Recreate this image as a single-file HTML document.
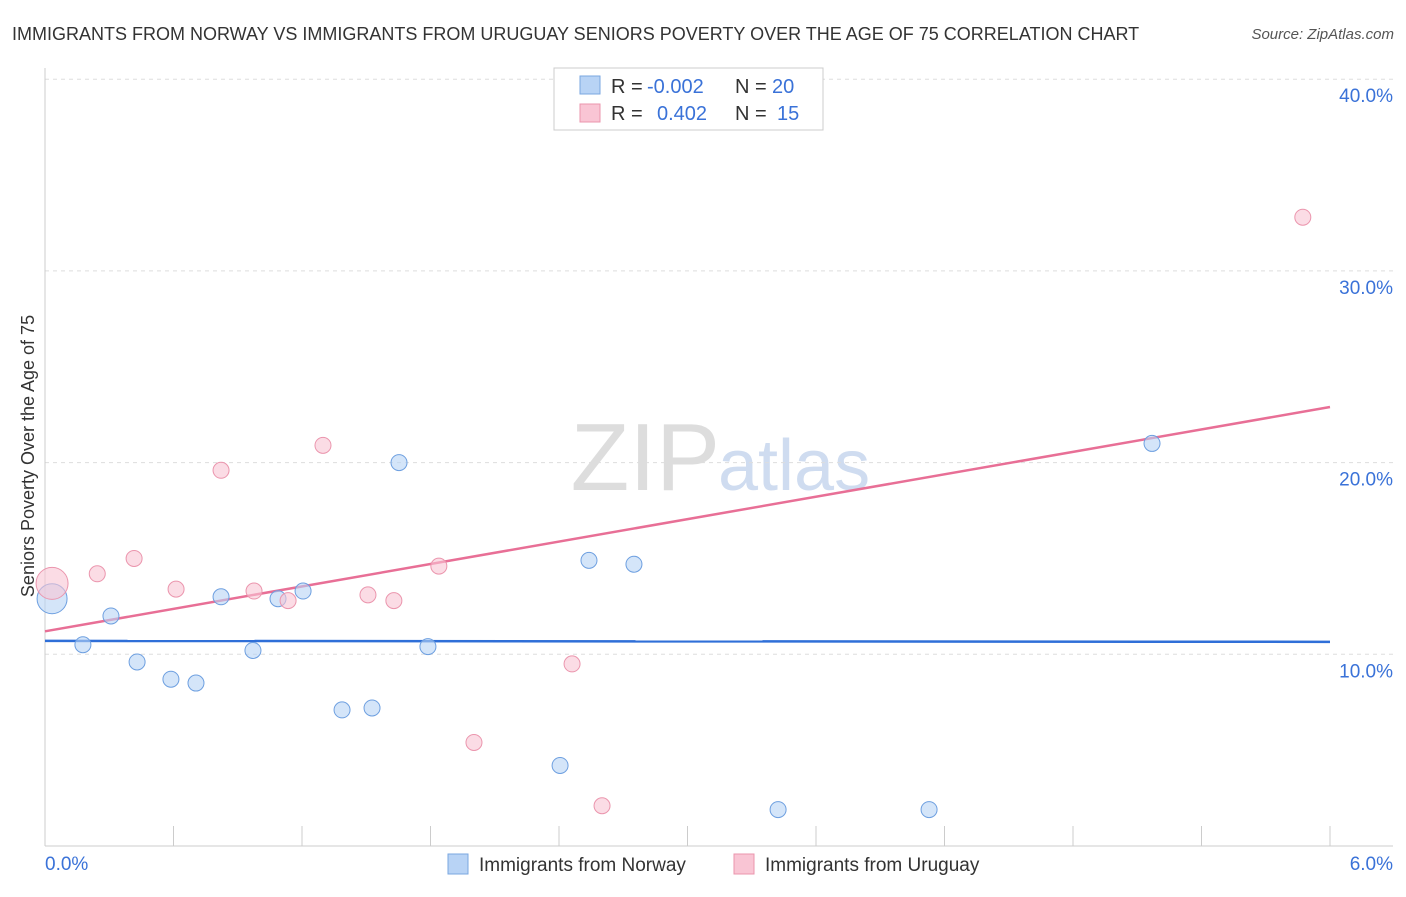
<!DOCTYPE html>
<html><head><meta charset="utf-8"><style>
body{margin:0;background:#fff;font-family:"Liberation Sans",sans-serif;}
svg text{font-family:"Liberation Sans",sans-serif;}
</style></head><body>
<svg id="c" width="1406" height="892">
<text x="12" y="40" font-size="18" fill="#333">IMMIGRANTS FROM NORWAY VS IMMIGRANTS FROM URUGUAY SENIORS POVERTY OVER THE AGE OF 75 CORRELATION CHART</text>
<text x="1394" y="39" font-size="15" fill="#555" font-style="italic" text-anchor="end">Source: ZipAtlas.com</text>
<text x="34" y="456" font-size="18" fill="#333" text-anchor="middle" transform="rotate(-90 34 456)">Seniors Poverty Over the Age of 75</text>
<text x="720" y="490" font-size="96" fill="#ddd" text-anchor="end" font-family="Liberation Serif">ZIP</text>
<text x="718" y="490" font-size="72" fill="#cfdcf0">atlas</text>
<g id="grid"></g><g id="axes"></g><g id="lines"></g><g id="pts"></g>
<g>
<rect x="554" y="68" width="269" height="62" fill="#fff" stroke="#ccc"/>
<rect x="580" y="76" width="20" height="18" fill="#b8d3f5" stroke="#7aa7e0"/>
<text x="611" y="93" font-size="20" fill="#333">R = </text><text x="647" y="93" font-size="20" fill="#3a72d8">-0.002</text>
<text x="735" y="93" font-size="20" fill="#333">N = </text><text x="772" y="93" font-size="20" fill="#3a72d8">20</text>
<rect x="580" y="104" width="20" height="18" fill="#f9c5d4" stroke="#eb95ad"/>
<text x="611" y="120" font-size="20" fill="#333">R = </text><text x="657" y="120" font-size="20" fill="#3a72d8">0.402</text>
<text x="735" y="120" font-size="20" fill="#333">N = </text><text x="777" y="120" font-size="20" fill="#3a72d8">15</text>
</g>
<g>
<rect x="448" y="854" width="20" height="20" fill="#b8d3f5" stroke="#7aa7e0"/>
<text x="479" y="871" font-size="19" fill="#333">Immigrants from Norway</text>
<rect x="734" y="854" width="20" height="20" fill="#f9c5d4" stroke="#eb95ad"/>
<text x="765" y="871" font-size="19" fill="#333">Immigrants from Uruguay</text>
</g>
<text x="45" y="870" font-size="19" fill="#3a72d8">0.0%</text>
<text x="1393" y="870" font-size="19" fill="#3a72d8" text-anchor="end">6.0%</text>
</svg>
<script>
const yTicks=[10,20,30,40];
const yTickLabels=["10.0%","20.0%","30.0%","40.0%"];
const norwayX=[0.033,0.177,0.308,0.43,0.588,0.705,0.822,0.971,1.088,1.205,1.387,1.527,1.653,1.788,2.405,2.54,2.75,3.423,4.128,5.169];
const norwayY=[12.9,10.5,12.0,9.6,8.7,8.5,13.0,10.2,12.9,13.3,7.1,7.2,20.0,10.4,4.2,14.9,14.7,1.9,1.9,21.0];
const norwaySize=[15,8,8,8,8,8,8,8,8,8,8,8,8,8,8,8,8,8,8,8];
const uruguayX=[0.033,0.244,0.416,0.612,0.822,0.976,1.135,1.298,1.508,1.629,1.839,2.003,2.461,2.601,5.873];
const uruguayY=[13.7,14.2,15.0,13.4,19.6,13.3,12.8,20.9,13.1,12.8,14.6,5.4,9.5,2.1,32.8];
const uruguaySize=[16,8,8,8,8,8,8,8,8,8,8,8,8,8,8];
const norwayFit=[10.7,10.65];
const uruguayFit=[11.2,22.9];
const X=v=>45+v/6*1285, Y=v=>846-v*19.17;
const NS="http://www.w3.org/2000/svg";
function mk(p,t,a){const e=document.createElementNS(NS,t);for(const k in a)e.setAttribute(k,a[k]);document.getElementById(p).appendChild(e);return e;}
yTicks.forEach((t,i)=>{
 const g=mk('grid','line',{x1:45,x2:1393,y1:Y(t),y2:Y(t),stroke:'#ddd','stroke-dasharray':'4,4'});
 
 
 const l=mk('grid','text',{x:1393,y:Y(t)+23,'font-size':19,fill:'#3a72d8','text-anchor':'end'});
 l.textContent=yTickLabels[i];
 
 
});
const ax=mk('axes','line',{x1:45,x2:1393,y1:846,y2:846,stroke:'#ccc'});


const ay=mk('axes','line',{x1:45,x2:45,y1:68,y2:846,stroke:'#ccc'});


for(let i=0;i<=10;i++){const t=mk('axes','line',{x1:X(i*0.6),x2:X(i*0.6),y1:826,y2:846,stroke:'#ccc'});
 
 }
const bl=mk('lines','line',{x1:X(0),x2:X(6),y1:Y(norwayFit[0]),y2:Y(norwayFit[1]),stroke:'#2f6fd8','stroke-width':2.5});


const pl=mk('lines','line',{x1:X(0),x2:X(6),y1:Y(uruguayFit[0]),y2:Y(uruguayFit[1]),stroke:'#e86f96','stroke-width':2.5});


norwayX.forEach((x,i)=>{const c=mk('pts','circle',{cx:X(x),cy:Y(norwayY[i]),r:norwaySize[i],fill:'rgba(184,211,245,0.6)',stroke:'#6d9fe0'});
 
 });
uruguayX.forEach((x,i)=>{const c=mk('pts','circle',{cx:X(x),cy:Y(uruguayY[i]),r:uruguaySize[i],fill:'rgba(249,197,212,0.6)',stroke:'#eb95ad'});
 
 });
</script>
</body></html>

☆ ☆ ☆

Which lines of the material contain the string "document"? List each of them.

Recreate this image as a single-file HTML document.
function mk(p,t,a){const e=document.createElementNS(NS,t);for(const k in a)e.setAttribute(k,a[k]);document.getElementById(p).appendChild(e);return e;}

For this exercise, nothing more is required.